Successful new neighbourhoods are designed with the objective of achieving an efficient and balanced transportation system, with traffic management measures built into the design. For the retrofit of existing corridors experiencing traffic concerns, traffic management approaches will differ depending on the nature and function of the road in question. A “road diet” or narrowing is a traffic management technique used to reduce the number of vehicle travel lanes, primarily those with traffic safety issues (speeding, collisions) which may be the result of excessive vehicle capacity.

  1. Design new Collector Road corridors to be efficiently and safely used and to prevent the need for retrofitting with traffic management or road diet measures after build-out.
  2. Use bump-outs along reconstructed Collector Roads that have on-road parking, to better define the travel lanes, to create road edge friction, and to create protected parking bays.
  3. Avoid constructing new Collector Roads in suburban settings that have design elements more reflective of Arterial Road design (such as four traffic lanes) as this may set the stage for future conflicts between the intended function of the roadway and its operational reality (such as high speeds).
  4. Assess the potential of any proposed traffic management measures to negatively impact the multi-modal and goods movement function of a Collector Road, before implementation.
  5. Identify candidate corridors for application of road diet treatment. These include four-lane Collector Roadways in the Urban Area and Villages which have moderate volumes, safety issues (collisions, speeding, lack of turn lanes), designated on-street bicycle links where facilities are lacking, scenic roads, commercial/mixed use centres, and heritage districts.
  6. Implement road diet projects to improve traffic safety and operations, provide on-road bicycle facilities without the need for a road widening, improve the overall public realm by calming traffic and improving the ease of pedestrian crossing, provide on-road parking to serve adjacent development, or a combination of the above. Also use the extra space made available for road-edge landscaping, possibly pursuing a “Green Street” approach for the road (See Section 8).
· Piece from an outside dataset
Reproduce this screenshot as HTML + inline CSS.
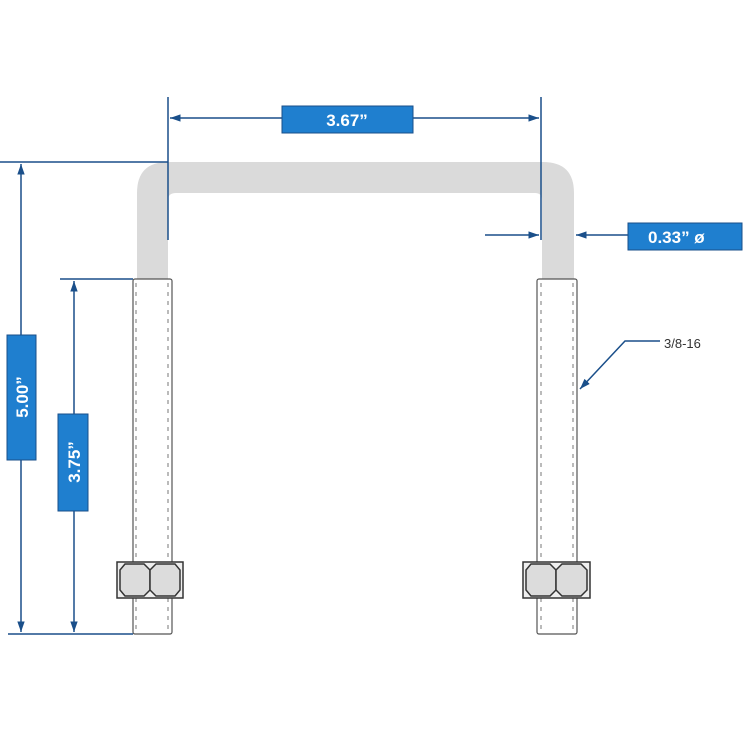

  7. Implement road diets in various levels of complexity and scale. This could range from a relatively simple re-striping project, to the complete reconstruction of a roadway segment.
  8. On a case by case basis, undertake a feasibility study to determine the benefits of a road diet, and address potential traffic diversion issues. Special consideration should be given to potential impacts on transit service.
  9. Ensure that any traffic management intervention or road diet initiative is undertaken in conjunction with adequate input from the adjacent community. Refer to the City of Ottawa’s Area Traffic Management Guidelines for guidance.